Posted to dev@flink.apache.org by Laurens VIJNCK <la...@uhasselt.be> on 2019/12/14 14:52:26 UTC

Worst-case optimal join processing on Streams

Dear folks,

DISCLAIMER: With this mail, my sole intention is to establish contact with the community and trade ideas on how to realize the goal described below.

I'm a starting PhD researcher in distributed systems and databases who is particularly interested in worst-case optimal (multiway) join processing on streams. I have performed preliminary tests with a new join algorithm that shows rather promising results. However, the limitation is that the algorithm operates in a centralized fashion. My goal is to extend the capabilities of the algorithm to operate in a distributed environment. To showcase my results, I want to implement a proof-of-concept in Apache Flink. I know this is a rather ambitious project, hence why I am reaching out to the community.

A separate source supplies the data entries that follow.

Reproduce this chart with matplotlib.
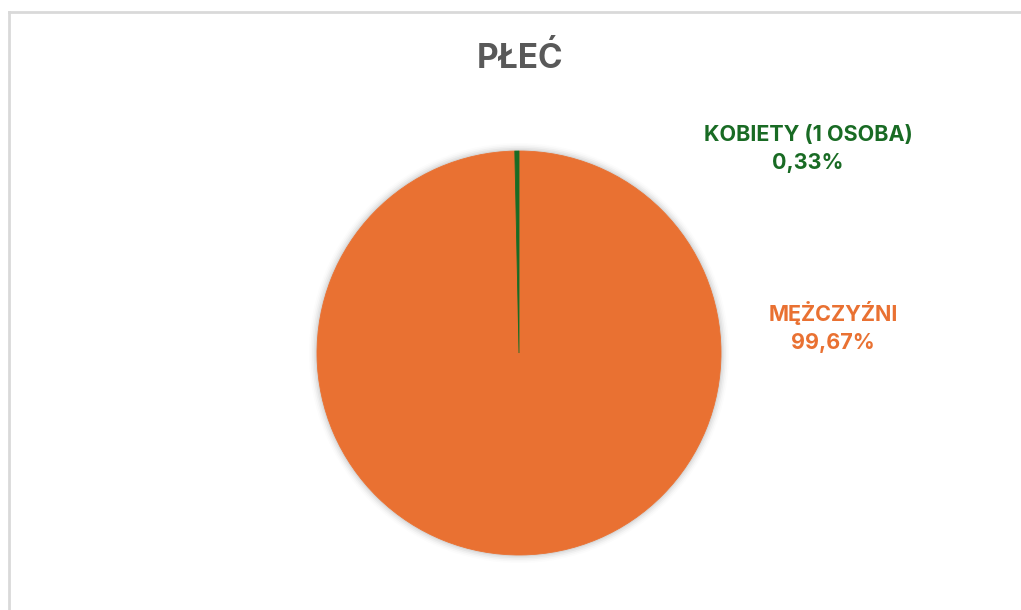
#coding:utf-8
# wykres kołowy - płeć
import matplotlib
matplotlib.use('Agg')
import matplotlib.pyplot as plt
from matplotlib.patches import Circle
from matplotlib.lines import Line2D

labels = ['MĘŻCZYŹNI', 'KOBIETY (1 OSOBA)']
values = [99.67, 0.33]
pct_text = ['99,67%', '0,33%']
colors = ['#E97132', '#196B24']
title = 'PŁEĆ'

plt.rcParams['font.family'] = ['Inter', 'DejaVu Sans']

W, H = 1021, 610
fig = plt.figure(figsize=(W / 100, H / 100), dpi=100)

# ramka obszaru wykresu (tylko góra i lewa strona widoczne)
fig.add_artist(Line2D([9 / W, 9 / W], [0, 1 - 12 / H], color='#D9D9D9', lw=2))
fig.add_artist(Line2D([9 / W, 1], [1 - 12 / H, 1 - 12 / H], color='#D9D9D9', lw=2))

cx, cy, r = 519, 353, 202
ax = fig.add_axes([(cx - r * 1.05) / W, (H - cy - r * 1.05) / H, 2.1 * r / W, 2.1 * r / H])

# delikatny cień
for i, a in enumerate([0.05, 0.04, 0.03, 0.02, 0.01]):
    ax.add_patch(Circle((0, 0), 1 + 0.008 * (i + 1), color='black', alpha=a, lw=0))

ax.pie(values, colors=colors, startangle=90, counterclock=False,
       wedgeprops=dict(linewidth=0.6, edgecolor=None))
for w, c in zip(ax.patches[-2:], colors):
    w.set_edgecolor(c)
ax.set_xlim(-1.05, 1.05)
ax.set_ylim(-1.05, 1.05)
ax.axis('off')

fig.text(520 / W, 1 - 59 / H, title, ha='center', va='center',
         fontsize=24, fontweight='bold', color='#595959')

fig.text(808 / W, 1 - 149 / H, labels[1] + '\n' + pct_text[1], ha='center', va='center',
         fontsize=15.5, fontweight='bold', color=colors[1], linespacing=1.5)
fig.text(833 / W, 1 - 327 / H, labels[0] + '\n' + pct_text[0], ha='center', va='center',
         fontsize=15.5, fontweight='bold', color=colors[0], linespacing=1.5)

fig.savefig('out.png', dpi=100)
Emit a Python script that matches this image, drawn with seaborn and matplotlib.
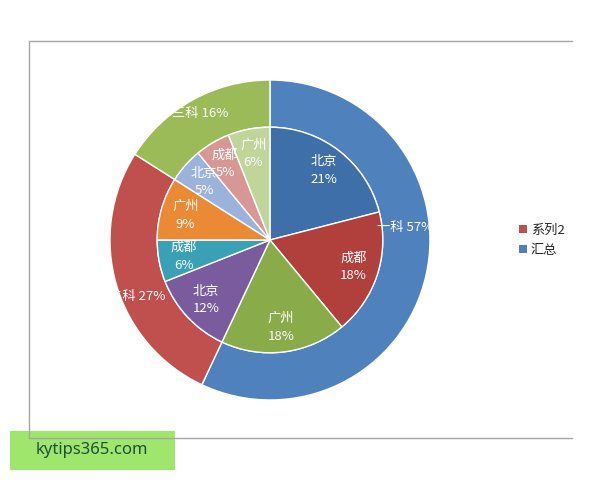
"""
Nested pie (doughnut + pie) of subject totals and city breakdown.
"""

import matplotlib.pyplot as plt
import numpy as np
import seaborn as sns
from matplotlib.lines import Line2D
from matplotlib.patches import Patch, Rectangle

# outer ring: 汇总
subjects = ['一科', '二科', '三科']
subject_pct = [57, 27, 16]
subject_colors = ['#4f81bd', '#c0504d', '#9bbb59']

# inner pie: 系列2
cities = ['北京', '成都', '广州', '北京', '成都', '广州', '北京', '成都', '广州']
city_pct = [21, 18, 18, 12, 6, 9, 5, 5, 6]
city_colors = ['#3f6fa8', '#b13f3c', '#8aab4a',
               '#7a5c9e', '#3aa0b6', '#ea8a35',
               '#9db2da', '#d69795', '#bfd59a']

legend_labels = ['系列2', '汇总']
legend_colors = ['#c0504d', '#4f81bd']

sns.set_style('white')
plt.rcParams['font.family'] = ['Noto Sans CJK SC', 'DejaVu Sans']

fig = plt.figure(figsize=(6, 4.8), dpi=100)
ax = fig.add_axes([0.1833, 0.1667, 0.5333, 0.6667])

outer_r = 1.0
inner_r = 0.705

wedges_out, _ = ax.pie(subject_pct, radius=outer_r, colors=subject_colors,
                       startangle=90, counterclock=False,
                       wedgeprops=dict(width=outer_r - inner_r,
                                       edgecolor='white', linewidth=1))
wedges_in, _ = ax.pie(city_pct, radius=inner_r, colors=city_colors,
                      startangle=90, counterclock=False,
                      wedgeprops=dict(edgecolor='white', linewidth=1))
ax.set_xlim(-1, 1)
ax.set_ylim(-1, 1)

# outer labels (nudged along the ring like the original layout)
label_shift = [18, 7, 0]
label_rad = [0.85, 0.9, 0.9]
for w, name, p, da, r in zip(wedges_out, subjects, subject_pct,
                             label_shift, label_rad):
    ang = np.deg2rad((w.theta1 + w.theta2) / 2 + da)
    ax.text(r * np.cos(ang), r * np.sin(ang), f'{name} {p}%',
            ha='center', va='center', color='white', fontsize=9.5)

# inner labels
for w, name, p in zip(wedges_in, cities, city_pct):
    ang = np.deg2rad((w.theta1 + w.theta2) / 2)
    r = 0.55
    ax.text(r * np.cos(ang), r * np.sin(ang), f'{name}\n{p}%',
            ha='center', va='center', color='white', fontsize=9.5,
            linespacing=1.45)

handles = [Patch(facecolor=c, edgecolor='none') for c in legend_colors]
fig.legend(handles, legend_labels, loc='center left',
           bbox_to_anchor=(0.845, 0.5), frameon=False, fontsize=9.5,
           handlelength=0.6, handleheight=0.6, handletextpad=0.3,
           labelspacing=0.55)

# chart area frame (left, top, bottom)
frame_kw = dict(color='#a6a6a6', linewidth=1, transform=fig.transFigure)
x0, x1 = 29 / 600, 572 / 600
y_top, y_bot = 1 - 41 / 480, 1 - 438 / 480
fig.add_artist(Line2D([x0, x1], [y_top, y_top], **frame_kw))
fig.add_artist(Line2D([x0, x0], [y_bot, y_top], **frame_kw))
fig.add_artist(Line2D([x0, x1], [y_bot, y_bot], **frame_kw))

# watermark
fig.add_artist(Rectangle((10 / 600, 10 / 480), 165 / 600, 39 / 480,
                         facecolor='#9ee66c', edgecolor='none',
                         transform=fig.transFigure))
fig.text(92 / 600, 1 - 450 / 480, 'kytips365.com', ha='center', va='center',
         fontsize=12, color='#1e4f3a', family=['Noto Sans', 'DejaVu Sans'])

fig.savefig('out.png', dpi=100)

I have traversed most of the application development documentation on the website (e.g., [1, 2, 3, 4]) but I am now eager the learn more about the internals thereof. Specifically, I want to gain some more insights in the lifecycle of a query in Flink. Is there some additional documentation available on this subject?

Thanks in advance.

[1] https://flink.apache.org/news/2015/04/13/release-0.9.0-milestone1.html
[2] https://ci.apache.org/projects/flink/flink-docs-stable/dev/table/streaming/dynamic_tables.html
[3] https://ci.apache.org/projects/flink/flink-docs-release-1.9/dev/table/streaming/joins.html
[4] https://cwiki.apache.org/confluence/display/FLINK/Optimizer+Internals

Kind regards,

Laurens Vijnck

Re: Worst-case optimal join processing on Streams

Posted by Kurt Young <yk...@gmail.com>.

Hi Laurens,

Good to hear that you are interested with optimizing Flink's join strategy.
If you want
to learn more about the lifecycle of a query in Flink, I would
recommend you to read
the original design doc of Flink Table&SQL module [1], hope it helps.

Best,
Kurt

[1]
https://docs.google.com/document/d/1TLayJNOTBle_-m1rQfgA6Ouj1oYsfqRjPcp1h2TVqdI/


On Sat, Dec 14, 2019 at 10:52 PM Laurens VIJNCK <la...@uhasselt.be>
wrote:

> Dear folks,
>
> DISCLAIMER: With this mail, my sole intention is to establish contact with
> the community and trade ideas on how to realize the goal described below.
>
> I'm a starting PhD researcher in distributed systems and databases who is
> particularly interested in worst-case optimal (multiway) join processing on
> streams. I have performed preliminary tests with a new join algorithm that
> shows rather promising results. However, the limitation is that the
> algorithm operates in a centralized fashion. My goal is to extend the
> capabilities of the algorithm to operate in a distributed environment. To
> showcase my results, I want to implement a proof-of-concept in Apache
> Flink. I know this is a rather ambitious project, hence why I am reaching
> out to the community.
>
> I have traversed most of the application development documentation on the
> website (e.g., [1, 2, 3, 4]) but I am now eager the learn more about the
> internals thereof. Specifically, I want to gain some more insights in the
> lifecycle of a query in Flink. Is there some additional documentation
> available on this subject?
>
> Thanks in advance.
>
> [1] https://flink.apache.org/news/2015/04/13/release-0.9.0-milestone1.html
> [2]
> https://ci.apache.org/projects/flink/flink-docs-stable/dev/table/streaming/dynamic_tables.html
> [3]
> https://ci.apache.org/projects/flink/flink-docs-release-1.9/dev/table/streaming/joins.html
> [4] https://cwiki.apache.org/confluence/display/FLINK/Optimizer+Internals
>
> Kind regards,
>
> Laurens Vijnck
>